**BRIEF**
Repeat, exactly and completely, the material that follows. Omit the pictures.

**DATASET SECTION**
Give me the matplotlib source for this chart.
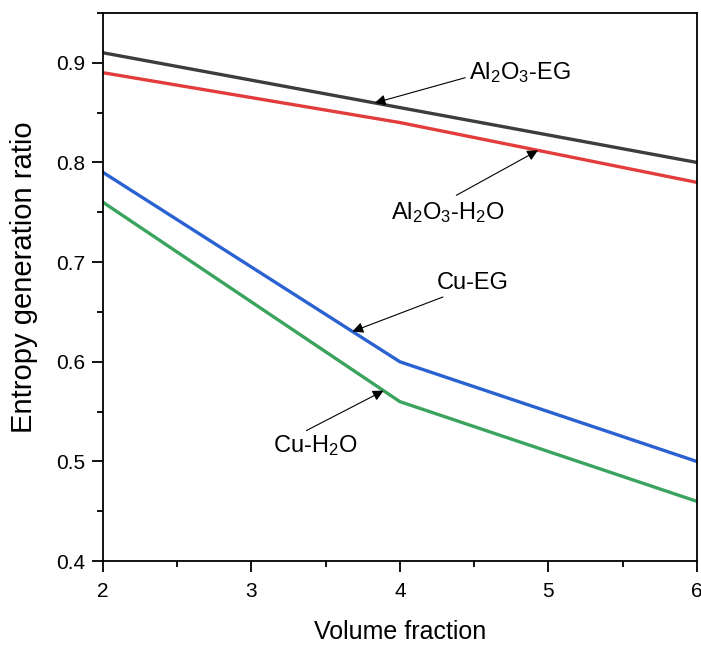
#!/usr/bin/env python3
"""Entropy generation ratio vs volume fraction for four nanofluids."""
import matplotlib

matplotlib.use("Agg")
import matplotlib.pyplot as plt
import numpy as np
from matplotlib.ticker import AutoMinorLocator, MultipleLocator

plt.rcParams["font.family"] = ["Liberation Sans", "DejaVu Sans"]
plt.rcParams["mathtext.fontset"] = "custom"
plt.rcParams["mathtext.rm"] = "Liberation Sans"
plt.rcParams["mathtext.default"] = "regular"

volume_fraction = [2, 4, 6]
al2o3_eg = [0.91, 0.855, 0.80]
al2o3_h2o = [0.89, 0.84, 0.78]
cu_eg = [0.79, 0.60, 0.50]
cu_h2o = [0.76, 0.56, 0.46]

series = [
    (al2o3_eg, "#3d3d3d"),
    (al2o3_h2o, "#e23c3c"),
    (cu_eg, "#2a62d2"),
    (cu_h2o, "#3aa45e"),
]

# label text, text position, arrow tail, x of arrow head on the curve
labels = [
    ("Al$_2$O$_3$-EG", (4.81, 0.890), (4.44, 0.885), 3.83, al2o3_eg),
    ("Al$_2$O$_3$-H$_2$O", (4.32, 0.750), (4.38, 0.767), 4.93, al2o3_h2o),
    ("Cu-EG", (4.49, 0.679), (4.29, 0.665), 3.68, cu_eg),
    ("Cu-H$_2$O", (3.43, 0.516), (3.37, 0.531), 3.89, cu_h2o),
]

fig = plt.figure(figsize=(7.01, 6.45), dpi=100)
ax = fig.add_axes([0.147, 0.130, 0.847, 0.850])

for y, c in series:
    ax.plot(volume_fraction, y, color=c, lw=2.4, solid_joinstyle="miter")

for text, tpos, tail, hx, y in labels:
    hy = np.interp(hx, volume_fraction, y)
    ax.annotate("", xy=(hx, hy), xytext=tail,
                arrowprops=dict(arrowstyle="-|>", lw=0.8, color="black",
                                mutation_scale=16, shrinkA=0, shrinkB=0))
    ax.text(tpos[0], tpos[1], text, fontsize=17, ha="center", va="center")

ax.set_xlim(2, 6)
ax.set_ylim(0.4, 0.95)
ax.xaxis.set_major_locator(MultipleLocator(1))
ax.yaxis.set_major_locator(MultipleLocator(0.1))
ax.xaxis.set_minor_locator(AutoMinorLocator(2))
ax.yaxis.set_minor_locator(AutoMinorLocator(2))
ax.tick_params(which="major", direction="out", length=8, width=1.3, labelsize=15)
ax.tick_params(which="minor", direction="out", length=4, width=1.3)
ax.tick_params(axis="x", which="major", pad=7)
ax.tick_params(axis="y", which="major", pad=5)
for s in ax.spines.values():
    s.set_linewidth(1.3)

ax.set_xlabel("Volume fraction", fontsize=18, va="center")
ax.set_ylabel("Entropy generation ratio", fontsize=21, va="center")
ax.xaxis.set_label_coords(0.5, -0.130)
ax.yaxis.set_label_coords(-0.133, 0.518)

fig.savefig("out.png", dpi=100)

**PROBLEM SOLUTION**
Give me the matplotlib source for this chart.
#!/usr/bin/env python3
"""Entropy generation ratio vs volume fraction for four nanofluids."""
import matplotlib

matplotlib.use("Agg")
import matplotlib.pyplot as plt
import numpy as np
from matplotlib.ticker import AutoMinorLocator, MultipleLocator

plt.rcParams["font.family"] = ["Liberation Sans", "DejaVu Sans"]
plt.rcParams["mathtext.fontset"] = "custom"
plt.rcParams["mathtext.rm"] = "Liberation Sans"
plt.rcParams["mathtext.default"] = "regular"

volume_fraction = [2, 4, 6]
al2o3_eg = [0.91, 0.855, 0.80]
al2o3_h2o = [0.89, 0.84, 0.78]
cu_eg = [0.79, 0.60, 0.50]
cu_h2o = [0.76, 0.56, 0.46]

series = [
    (al2o3_eg, "#3d3d3d"),
    (al2o3_h2o, "#e23c3c"),
    (cu_eg, "#2a62d2"),
    (cu_h2o, "#3aa45e"),
]

# label text, text position, arrow tail, x of arrow head on the curve
labels = [
    ("Al$_2$O$_3$-EG", (4.81, 0.890), (4.44, 0.885), 3.83, al2o3_eg),
    ("Al$_2$O$_3$-H$_2$O", (4.32, 0.750), (4.38, 0.767), 4.93, al2o3_h2o),
    ("Cu-EG", (4.49, 0.679), (4.29, 0.665), 3.68, cu_eg),
    ("Cu-H$_2$O", (3.43, 0.516), (3.37, 0.531), 3.89, cu_h2o),
]

fig = plt.figure(figsize=(7.01, 6.45), dpi=100)
ax = fig.add_axes([0.147, 0.130, 0.847, 0.850])

for y, c in series:
    ax.plot(volume_fraction, y, color=c, lw=2.4, solid_joinstyle="miter")

for text, tpos, tail, hx, y in labels:
    hy = np.interp(hx, volume_fraction, y)
    ax.annotate("", xy=(hx, hy), xytext=tail,
                arrowprops=dict(arrowstyle="-|>", lw=0.8, color="black",
                                mutation_scale=16, shrinkA=0, shrinkB=0))
    ax.text(tpos[0], tpos[1], text, fontsize=17, ha="center", va="center")

ax.set_xlim(2, 6)
ax.set_ylim(0.4, 0.95)
ax.xaxis.set_major_locator(MultipleLocator(1))
ax.yaxis.set_major_locator(MultipleLocator(0.1))
ax.xaxis.set_minor_locator(AutoMinorLocator(2))
ax.yaxis.set_minor_locator(AutoMinorLocator(2))
ax.tick_params(which="major", direction="out", length=8, width=1.3, labelsize=15)
ax.tick_params(which="minor", direction="out", length=4, width=1.3)
ax.tick_params(axis="x", which="major", pad=7)
ax.tick_params(axis="y", which="major", pad=5)
for s in ax.spines.values():
    s.set_linewidth(1.3)

ax.set_xlabel("Volume fraction", fontsize=18, va="center")
ax.set_ylabel("Entropy generation ratio", fontsize=21, va="center")
ax.xaxis.set_label_coords(0.5, -0.130)
ax.yaxis.set_label_coords(-0.133, 0.518)

fig.savefig("out.png", dpi=100)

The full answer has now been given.